Hot on the heels of my blog entry on Tuesday about Stanford's new Center for Genome and Personalized Medicine comes startling news about the price tag for sequencing whole genomes. According to Forbes.com:
Illumina, the maker of DNA decoders, today lowered the cost of its consumer gene-sequencing product from $48,000 to $19,500, with a cost of $14,500 for people in groups of five or more that use the same physician. It also introduced a new category of customer: for patients who might get actionable medical information, such as cancer patients who could use genomic information to pick medicines, the service will be available for $9,500. The announcement was made at the Consumer Genetics Conference in Boston.

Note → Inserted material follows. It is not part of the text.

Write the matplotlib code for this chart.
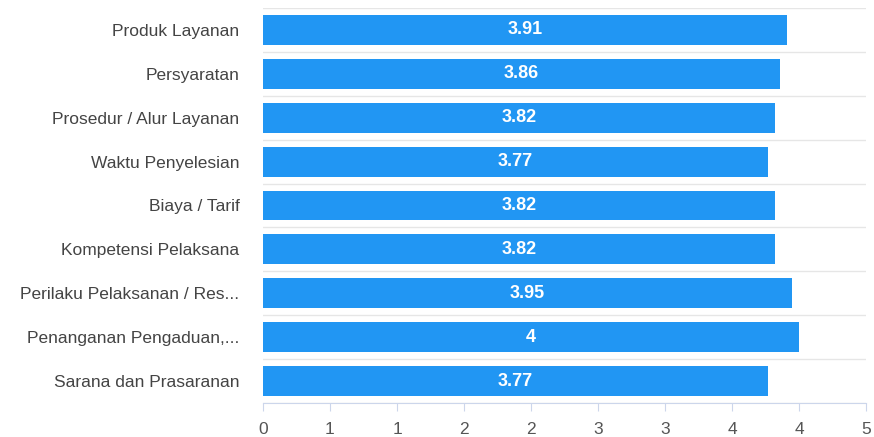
import numpy as np
import matplotlib
matplotlib.use("Agg")
import matplotlib.pyplot as plt

categories = [
    "Produk Layanan",
    "Persyaratan",
    "Prosedur / Alur Layanan",
    "Waktu Penyelesian",
    "Biaya / Tarif",
    "Kompetensi Pelaksana",
    "Perilaku Pelaksanan / Res...",
    "Penanganan Pengaduan,...",
    "Sarana dan Prasaranan",
]
values = [3.91, 3.86, 3.82, 3.77, 3.82, 3.82, 3.95, 4, 3.77]
x_ticks = [0, 0.5, 1, 1.5, 2, 2.5, 3, 3.5, 4, 4.5]

plt.rcParams['font.family'] = ['Liberation Sans', 'DejaVu Sans']

fig = plt.figure(figsize=(8.74, 4.37), dpi=100)
ax = fig.add_axes([263 / 874, 1 - 403 / 437, 603 / 874, 395 / 437])

y = np.arange(len(categories))
ax.barh(y, values, height=0.68, color="#2196f3", zorder=3)

for yi, v in zip(y, values):
    txt = ("%.2f" % v).rstrip("0").rstrip(".")
    ax.text(v / 2, yi, txt, color="white", fontweight="bold",
            fontsize=13, ha="center", va="center", zorder=4)

ax.set_xlim(0, 4.5)
ax.set_ylim(len(categories) - 0.5, -0.5)

# category boundary gridlines
for b in np.arange(-0.5, len(categories), 1.0):
    ax.axhline(b, color="#e6e6e6", lw=1, zorder=1)

ax.set_yticks(y)
ax.set_yticklabels(categories, fontsize=12.5, color="#444444")
ax.tick_params(axis="y", length=0, pad=17)

ax.set_xticks(x_ticks)
# integer format, rounding half up like the source
ax.set_xticklabels([str(int(np.floor(t + 0.5))) for t in x_ticks],
                   fontsize=12.5, color="#555555")
ax.tick_params(axis="x", length=6, color="#ccd6eb", pad=8)

for s in ["top", "right", "left"]:
    ax.spines[s].set_visible(False)
ax.spines["bottom"].set_color("#ccd6eb")

fig.savefig("out.png", dpi=100)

In fact, one conference attendee presented information indicating that price drops in whole genome sequencing are occurring at a rate that surpasses Moore's law, says Forbes senior editor Matthew Herper:
Cancer patients are likely to be among the first to benefit from these dropping prices. The idea is that knowing the gene sequences of a patient will help patients pick targeted cancer drugs. At $9,500, the sequencing already costs less than a course of treatment with newer cancer medicines sold by Novartis and Eli Lilly.
Stanford geneticist (and director of our new center), Michael Snyder, PhD, is at the conference now. It will be interesting to hear his take on this and other news when he returns.